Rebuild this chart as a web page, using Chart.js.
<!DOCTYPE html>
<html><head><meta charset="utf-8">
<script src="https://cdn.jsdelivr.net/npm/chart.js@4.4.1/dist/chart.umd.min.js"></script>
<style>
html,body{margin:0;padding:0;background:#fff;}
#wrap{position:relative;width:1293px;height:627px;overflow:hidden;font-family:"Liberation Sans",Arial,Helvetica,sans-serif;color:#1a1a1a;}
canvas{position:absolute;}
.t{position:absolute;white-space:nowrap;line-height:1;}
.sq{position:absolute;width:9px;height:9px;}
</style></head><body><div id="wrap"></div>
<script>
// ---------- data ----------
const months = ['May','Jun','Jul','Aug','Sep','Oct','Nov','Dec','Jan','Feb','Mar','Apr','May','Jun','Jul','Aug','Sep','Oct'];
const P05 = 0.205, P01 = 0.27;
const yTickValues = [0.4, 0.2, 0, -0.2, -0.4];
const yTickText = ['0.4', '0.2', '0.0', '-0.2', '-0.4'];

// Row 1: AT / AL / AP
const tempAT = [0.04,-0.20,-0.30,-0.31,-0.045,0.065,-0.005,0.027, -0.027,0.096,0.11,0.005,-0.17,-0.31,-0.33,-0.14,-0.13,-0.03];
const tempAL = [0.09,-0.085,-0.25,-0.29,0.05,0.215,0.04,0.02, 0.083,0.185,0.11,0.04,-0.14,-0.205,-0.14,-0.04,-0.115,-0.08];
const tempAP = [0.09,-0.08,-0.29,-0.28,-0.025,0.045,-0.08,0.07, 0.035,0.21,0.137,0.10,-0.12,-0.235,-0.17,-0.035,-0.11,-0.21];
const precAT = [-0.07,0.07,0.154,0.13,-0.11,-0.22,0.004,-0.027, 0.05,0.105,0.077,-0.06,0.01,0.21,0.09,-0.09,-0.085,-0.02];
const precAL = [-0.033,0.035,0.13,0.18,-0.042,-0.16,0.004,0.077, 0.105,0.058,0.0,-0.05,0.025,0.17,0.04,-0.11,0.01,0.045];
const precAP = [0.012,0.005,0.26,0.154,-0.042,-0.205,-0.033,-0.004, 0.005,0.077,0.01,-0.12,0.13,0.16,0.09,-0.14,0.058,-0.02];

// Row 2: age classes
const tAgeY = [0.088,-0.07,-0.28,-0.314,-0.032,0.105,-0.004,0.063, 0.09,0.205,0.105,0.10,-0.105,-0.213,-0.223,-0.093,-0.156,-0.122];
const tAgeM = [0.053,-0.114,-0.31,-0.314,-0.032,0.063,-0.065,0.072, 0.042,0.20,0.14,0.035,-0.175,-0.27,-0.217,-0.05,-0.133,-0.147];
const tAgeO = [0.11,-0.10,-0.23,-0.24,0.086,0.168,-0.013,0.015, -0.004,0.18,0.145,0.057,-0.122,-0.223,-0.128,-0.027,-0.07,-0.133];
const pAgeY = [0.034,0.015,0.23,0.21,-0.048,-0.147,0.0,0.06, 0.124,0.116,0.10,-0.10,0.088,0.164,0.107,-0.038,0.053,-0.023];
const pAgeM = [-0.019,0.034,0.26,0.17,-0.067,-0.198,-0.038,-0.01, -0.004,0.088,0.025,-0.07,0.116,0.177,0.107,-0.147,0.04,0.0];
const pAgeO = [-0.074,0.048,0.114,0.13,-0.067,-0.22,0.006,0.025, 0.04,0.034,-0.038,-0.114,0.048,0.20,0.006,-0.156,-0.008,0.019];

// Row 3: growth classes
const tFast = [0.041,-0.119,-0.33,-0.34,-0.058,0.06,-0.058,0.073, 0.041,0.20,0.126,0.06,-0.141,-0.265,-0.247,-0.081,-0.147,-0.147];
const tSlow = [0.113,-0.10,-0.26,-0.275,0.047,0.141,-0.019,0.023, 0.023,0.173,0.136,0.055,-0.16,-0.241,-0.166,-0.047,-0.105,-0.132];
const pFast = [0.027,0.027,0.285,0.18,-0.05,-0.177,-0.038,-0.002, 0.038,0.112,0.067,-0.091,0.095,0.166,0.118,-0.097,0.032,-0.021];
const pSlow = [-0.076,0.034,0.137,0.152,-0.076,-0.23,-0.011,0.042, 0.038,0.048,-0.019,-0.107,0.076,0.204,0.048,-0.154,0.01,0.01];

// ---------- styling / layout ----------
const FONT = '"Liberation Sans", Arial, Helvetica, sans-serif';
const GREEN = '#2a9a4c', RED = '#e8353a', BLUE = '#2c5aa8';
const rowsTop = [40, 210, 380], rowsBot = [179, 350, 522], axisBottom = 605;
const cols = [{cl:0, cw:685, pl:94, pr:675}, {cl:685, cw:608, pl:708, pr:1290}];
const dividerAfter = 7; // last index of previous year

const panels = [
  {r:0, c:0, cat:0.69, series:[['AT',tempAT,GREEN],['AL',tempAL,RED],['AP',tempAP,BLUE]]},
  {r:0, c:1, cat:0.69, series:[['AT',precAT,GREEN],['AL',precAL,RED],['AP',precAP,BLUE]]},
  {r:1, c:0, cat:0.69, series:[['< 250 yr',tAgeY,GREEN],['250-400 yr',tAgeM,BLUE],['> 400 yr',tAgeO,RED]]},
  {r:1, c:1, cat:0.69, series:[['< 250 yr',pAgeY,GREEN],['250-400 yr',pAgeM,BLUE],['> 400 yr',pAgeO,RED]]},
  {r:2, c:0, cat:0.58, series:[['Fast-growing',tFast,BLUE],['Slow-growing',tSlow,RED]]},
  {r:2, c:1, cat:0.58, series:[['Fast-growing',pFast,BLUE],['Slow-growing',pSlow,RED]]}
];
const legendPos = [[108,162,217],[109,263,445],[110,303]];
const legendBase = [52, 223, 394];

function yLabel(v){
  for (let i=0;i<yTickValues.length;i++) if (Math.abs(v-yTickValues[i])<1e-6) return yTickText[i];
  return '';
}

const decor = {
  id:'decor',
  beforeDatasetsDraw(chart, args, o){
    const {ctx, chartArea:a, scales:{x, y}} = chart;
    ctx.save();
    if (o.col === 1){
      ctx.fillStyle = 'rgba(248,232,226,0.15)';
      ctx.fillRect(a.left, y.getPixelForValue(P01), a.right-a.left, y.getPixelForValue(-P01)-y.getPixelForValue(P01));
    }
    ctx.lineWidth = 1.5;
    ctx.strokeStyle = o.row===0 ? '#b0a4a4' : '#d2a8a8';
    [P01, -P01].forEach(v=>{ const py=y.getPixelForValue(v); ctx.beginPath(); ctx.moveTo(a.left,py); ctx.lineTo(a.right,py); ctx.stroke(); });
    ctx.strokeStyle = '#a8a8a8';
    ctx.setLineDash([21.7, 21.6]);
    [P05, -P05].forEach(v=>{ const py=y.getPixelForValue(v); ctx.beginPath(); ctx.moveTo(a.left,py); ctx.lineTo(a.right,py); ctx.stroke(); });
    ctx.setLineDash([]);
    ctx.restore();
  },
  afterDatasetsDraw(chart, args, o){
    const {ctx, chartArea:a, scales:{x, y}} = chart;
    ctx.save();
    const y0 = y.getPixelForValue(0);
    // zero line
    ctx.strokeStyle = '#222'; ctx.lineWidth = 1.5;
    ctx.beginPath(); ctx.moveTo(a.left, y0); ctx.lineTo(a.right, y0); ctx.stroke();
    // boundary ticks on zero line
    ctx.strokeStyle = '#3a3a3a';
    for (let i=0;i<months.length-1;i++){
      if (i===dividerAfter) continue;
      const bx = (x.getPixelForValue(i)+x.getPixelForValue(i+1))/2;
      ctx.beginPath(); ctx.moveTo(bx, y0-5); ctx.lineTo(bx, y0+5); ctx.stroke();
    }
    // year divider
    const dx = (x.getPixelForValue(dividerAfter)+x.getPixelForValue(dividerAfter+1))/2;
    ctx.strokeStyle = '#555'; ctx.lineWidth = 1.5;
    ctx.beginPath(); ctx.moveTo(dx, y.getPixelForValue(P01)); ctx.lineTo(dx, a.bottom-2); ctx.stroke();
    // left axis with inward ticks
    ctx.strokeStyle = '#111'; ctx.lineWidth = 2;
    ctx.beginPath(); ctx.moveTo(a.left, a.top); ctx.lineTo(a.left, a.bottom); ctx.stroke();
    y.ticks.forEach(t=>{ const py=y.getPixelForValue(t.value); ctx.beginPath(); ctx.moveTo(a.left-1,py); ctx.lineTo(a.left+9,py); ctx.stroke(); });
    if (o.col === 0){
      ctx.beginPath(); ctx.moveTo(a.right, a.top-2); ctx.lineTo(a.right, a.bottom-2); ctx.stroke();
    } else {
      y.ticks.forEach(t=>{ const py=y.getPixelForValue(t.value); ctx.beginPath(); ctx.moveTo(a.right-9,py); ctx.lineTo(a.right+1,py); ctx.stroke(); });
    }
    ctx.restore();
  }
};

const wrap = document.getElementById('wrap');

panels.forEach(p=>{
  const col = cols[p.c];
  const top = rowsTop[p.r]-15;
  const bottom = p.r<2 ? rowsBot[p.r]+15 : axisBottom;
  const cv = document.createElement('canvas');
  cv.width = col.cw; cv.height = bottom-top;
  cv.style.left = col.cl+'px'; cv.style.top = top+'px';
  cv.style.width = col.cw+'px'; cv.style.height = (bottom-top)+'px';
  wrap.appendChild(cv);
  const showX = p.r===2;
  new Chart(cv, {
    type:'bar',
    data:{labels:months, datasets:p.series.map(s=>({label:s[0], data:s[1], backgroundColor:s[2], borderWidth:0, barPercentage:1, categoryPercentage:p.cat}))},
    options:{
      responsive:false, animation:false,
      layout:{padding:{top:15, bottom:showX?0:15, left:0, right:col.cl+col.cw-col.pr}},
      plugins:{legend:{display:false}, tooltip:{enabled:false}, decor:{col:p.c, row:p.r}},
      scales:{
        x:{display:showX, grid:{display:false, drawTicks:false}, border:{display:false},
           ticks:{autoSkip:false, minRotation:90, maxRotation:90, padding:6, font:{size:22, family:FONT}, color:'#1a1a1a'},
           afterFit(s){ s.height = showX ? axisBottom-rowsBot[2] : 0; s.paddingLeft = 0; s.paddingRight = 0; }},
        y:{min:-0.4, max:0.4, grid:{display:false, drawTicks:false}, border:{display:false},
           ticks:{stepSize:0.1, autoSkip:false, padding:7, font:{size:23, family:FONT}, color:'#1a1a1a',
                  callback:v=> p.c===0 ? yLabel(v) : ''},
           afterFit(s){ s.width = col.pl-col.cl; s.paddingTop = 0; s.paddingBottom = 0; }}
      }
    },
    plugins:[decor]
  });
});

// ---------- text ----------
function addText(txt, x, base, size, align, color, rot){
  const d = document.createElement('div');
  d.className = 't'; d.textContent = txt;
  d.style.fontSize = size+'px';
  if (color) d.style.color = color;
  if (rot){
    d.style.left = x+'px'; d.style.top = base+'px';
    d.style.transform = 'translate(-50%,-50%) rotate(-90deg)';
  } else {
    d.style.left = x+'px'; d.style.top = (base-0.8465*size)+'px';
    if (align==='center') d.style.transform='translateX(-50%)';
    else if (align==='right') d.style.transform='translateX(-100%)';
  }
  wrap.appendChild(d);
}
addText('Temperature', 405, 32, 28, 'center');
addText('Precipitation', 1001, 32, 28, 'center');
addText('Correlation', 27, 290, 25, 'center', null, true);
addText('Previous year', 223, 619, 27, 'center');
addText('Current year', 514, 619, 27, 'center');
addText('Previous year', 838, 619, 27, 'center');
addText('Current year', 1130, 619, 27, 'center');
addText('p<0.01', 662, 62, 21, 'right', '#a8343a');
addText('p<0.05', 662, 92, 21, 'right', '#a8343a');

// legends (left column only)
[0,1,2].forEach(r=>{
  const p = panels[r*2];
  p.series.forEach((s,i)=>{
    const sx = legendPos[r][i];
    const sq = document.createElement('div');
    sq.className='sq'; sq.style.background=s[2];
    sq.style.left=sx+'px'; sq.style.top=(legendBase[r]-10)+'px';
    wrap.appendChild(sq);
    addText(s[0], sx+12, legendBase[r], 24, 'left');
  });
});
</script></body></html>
--
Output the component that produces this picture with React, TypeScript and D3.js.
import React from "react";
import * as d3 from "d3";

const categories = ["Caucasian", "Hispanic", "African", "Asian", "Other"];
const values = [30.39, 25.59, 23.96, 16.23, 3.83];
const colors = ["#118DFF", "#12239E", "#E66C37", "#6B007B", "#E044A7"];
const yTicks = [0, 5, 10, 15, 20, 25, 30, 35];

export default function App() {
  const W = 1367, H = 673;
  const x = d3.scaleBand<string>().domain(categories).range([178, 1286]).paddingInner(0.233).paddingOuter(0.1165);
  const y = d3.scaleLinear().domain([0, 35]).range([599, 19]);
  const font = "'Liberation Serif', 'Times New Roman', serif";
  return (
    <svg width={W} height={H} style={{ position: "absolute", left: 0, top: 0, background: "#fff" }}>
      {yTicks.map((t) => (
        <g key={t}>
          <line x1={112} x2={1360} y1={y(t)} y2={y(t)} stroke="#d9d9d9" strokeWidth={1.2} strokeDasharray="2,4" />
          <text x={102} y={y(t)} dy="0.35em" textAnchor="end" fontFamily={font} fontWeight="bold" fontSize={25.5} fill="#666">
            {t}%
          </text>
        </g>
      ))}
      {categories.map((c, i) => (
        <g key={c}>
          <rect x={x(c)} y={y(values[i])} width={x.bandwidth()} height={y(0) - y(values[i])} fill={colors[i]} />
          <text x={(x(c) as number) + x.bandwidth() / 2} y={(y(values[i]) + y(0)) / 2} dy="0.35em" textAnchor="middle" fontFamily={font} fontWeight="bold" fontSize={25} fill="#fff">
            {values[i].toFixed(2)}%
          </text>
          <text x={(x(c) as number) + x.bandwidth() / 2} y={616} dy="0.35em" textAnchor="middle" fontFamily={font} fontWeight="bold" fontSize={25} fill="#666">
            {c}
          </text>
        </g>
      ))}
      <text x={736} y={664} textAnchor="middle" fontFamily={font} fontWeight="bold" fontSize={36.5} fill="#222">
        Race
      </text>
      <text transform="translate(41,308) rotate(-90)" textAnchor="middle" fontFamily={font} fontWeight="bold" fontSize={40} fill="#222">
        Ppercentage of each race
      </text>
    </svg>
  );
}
--
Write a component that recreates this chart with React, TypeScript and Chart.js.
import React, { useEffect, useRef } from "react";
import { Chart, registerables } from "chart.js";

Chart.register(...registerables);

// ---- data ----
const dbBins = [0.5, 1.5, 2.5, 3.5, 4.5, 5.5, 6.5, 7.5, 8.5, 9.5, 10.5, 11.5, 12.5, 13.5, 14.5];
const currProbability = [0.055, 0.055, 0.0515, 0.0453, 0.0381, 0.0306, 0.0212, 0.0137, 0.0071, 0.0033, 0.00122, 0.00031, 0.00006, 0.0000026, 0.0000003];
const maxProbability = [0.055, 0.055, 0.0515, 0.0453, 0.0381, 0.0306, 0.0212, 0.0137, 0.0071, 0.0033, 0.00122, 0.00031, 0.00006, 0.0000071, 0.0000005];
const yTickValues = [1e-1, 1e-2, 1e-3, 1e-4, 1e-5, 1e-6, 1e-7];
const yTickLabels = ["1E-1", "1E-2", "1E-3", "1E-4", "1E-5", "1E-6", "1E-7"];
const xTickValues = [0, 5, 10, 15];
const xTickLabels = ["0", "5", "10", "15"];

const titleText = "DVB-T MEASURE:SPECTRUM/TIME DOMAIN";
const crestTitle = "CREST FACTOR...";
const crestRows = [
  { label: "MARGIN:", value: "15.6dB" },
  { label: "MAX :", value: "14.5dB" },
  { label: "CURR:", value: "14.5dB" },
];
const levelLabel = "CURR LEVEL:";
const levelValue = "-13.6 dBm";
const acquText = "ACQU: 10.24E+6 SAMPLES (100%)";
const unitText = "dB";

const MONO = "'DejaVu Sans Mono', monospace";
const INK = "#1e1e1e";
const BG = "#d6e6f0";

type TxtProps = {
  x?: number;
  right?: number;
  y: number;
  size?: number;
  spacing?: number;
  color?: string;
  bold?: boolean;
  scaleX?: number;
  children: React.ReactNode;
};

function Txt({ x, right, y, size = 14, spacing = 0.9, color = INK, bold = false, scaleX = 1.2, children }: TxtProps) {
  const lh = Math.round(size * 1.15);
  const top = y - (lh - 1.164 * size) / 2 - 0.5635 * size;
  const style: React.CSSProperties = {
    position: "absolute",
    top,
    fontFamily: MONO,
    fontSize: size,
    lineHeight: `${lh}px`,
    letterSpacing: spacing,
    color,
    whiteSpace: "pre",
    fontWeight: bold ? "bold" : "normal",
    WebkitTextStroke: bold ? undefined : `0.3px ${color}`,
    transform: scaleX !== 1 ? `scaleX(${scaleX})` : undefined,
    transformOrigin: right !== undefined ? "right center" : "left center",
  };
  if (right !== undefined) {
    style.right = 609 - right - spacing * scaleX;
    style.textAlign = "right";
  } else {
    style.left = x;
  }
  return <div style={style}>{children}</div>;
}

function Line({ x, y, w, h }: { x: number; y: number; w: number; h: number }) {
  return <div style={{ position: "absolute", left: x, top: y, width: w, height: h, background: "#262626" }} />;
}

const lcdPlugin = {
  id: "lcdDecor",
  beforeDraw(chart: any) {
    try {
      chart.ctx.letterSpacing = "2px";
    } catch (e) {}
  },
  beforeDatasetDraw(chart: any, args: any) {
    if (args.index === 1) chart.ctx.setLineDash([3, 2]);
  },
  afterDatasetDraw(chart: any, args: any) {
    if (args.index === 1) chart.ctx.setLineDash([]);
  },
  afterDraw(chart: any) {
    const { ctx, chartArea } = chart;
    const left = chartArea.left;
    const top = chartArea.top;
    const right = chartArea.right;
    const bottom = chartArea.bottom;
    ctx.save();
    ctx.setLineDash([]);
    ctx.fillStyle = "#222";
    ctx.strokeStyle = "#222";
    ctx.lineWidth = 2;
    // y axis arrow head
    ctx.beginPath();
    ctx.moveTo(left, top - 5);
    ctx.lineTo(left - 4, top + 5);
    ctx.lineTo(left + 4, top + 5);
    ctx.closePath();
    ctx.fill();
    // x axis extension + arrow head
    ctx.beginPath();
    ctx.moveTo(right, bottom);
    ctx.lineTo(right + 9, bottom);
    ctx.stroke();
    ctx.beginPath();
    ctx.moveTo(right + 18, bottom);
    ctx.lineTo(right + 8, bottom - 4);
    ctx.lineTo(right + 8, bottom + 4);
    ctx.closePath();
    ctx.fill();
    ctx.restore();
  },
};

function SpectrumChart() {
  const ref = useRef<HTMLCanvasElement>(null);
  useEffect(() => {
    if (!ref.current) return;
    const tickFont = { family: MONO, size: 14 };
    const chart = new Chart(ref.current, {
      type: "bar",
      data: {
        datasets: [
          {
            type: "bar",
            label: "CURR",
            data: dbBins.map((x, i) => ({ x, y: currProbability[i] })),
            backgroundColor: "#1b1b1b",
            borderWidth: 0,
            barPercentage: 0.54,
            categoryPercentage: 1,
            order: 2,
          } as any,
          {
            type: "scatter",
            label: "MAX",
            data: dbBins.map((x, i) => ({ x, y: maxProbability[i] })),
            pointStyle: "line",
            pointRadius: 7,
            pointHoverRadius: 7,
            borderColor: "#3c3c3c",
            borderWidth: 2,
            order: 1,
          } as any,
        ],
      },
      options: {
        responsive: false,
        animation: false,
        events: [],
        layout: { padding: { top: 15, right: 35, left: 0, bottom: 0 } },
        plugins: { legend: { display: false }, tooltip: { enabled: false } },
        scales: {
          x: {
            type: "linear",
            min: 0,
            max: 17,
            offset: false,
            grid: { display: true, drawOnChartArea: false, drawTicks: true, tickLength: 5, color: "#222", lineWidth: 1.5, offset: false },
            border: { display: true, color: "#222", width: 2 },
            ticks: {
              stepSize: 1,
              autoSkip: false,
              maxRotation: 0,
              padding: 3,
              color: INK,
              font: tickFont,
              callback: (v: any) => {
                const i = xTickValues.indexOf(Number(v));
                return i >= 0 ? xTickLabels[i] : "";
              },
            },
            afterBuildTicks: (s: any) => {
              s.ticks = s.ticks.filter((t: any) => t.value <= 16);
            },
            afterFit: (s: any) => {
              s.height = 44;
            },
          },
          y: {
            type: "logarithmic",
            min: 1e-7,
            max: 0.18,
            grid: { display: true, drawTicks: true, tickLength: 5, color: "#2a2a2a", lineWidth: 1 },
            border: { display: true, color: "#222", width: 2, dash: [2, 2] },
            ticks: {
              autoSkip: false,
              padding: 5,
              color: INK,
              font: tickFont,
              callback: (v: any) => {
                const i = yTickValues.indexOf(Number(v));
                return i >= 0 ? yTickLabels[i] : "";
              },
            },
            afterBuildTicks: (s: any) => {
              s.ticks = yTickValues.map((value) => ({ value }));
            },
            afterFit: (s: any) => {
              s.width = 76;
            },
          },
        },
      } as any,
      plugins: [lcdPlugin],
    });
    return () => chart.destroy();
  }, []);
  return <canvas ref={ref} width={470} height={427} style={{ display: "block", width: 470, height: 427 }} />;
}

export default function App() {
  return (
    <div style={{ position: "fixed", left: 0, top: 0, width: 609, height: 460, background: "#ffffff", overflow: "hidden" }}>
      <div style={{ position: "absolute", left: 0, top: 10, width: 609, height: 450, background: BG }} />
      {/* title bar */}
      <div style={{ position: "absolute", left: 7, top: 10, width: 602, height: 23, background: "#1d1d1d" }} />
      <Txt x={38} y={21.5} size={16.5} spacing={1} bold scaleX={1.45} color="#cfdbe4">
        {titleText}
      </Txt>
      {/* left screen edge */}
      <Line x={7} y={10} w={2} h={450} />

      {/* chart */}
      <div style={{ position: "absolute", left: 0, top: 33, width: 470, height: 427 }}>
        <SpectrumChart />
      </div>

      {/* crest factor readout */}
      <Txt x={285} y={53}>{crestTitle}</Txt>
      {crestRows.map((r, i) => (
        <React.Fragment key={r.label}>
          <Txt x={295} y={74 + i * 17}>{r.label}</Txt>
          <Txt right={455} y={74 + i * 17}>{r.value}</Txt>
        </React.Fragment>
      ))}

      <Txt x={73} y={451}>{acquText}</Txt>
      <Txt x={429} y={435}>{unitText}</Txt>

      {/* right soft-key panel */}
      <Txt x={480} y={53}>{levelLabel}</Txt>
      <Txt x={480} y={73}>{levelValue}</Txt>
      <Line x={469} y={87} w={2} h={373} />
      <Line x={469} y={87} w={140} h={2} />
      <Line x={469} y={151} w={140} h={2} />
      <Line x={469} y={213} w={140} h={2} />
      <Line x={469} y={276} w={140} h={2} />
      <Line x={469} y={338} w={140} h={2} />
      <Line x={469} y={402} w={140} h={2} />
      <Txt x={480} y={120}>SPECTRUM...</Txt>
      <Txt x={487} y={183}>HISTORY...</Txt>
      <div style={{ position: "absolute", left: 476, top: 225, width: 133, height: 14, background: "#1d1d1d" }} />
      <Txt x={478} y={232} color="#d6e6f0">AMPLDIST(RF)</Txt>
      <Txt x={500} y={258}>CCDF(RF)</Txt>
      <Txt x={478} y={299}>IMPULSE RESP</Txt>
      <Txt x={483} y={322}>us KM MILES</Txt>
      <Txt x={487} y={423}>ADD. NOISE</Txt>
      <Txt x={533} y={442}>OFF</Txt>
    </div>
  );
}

WHAT YOU NEED TO DO =>
Copy out exactly the lines from the one with "Rebuild this chart" through the one with "const yTickText = ['0.4', '0.2', '0.0', '-0.2', '-0.4'];", counting both ends, and no other lines.

CORRECT RESULT =>
Rebuild this chart as a web page, using Chart.js.
<!DOCTYPE html>
<html><head><meta charset="utf-8">
<script src="https://cdn.jsdelivr.net/npm/chart.js@4.4.1/dist/chart.umd.min.js"></script>
<style>
html,body{margin:0;padding:0;background:#fff;}
#wrap{position:relative;width:1293px;height:627px;overflow:hidden;font-family:"Liberation Sans",Arial,Helvetica,sans-serif;color:#1a1a1a;}
canvas{position:absolute;}
.t{position:absolute;white-space:nowrap;line-height:1;}
.sq{position:absolute;width:9px;height:9px;}
</style></head><body><div id="wrap"></div>
<script>
// ---------- data ----------
const months = ['May','Jun','Jul','Aug','Sep','Oct','Nov','Dec','Jan','Feb','Mar','Apr','May','Jun','Jul','Aug','Sep','Oct'];
const P05 = 0.205, P01 = 0.27;
const yTickValues = [0.4, 0.2, 0, -0.2, -0.4];
const yTickText = ['0.4', '0.2', '0.0', '-0.2', '-0.4'];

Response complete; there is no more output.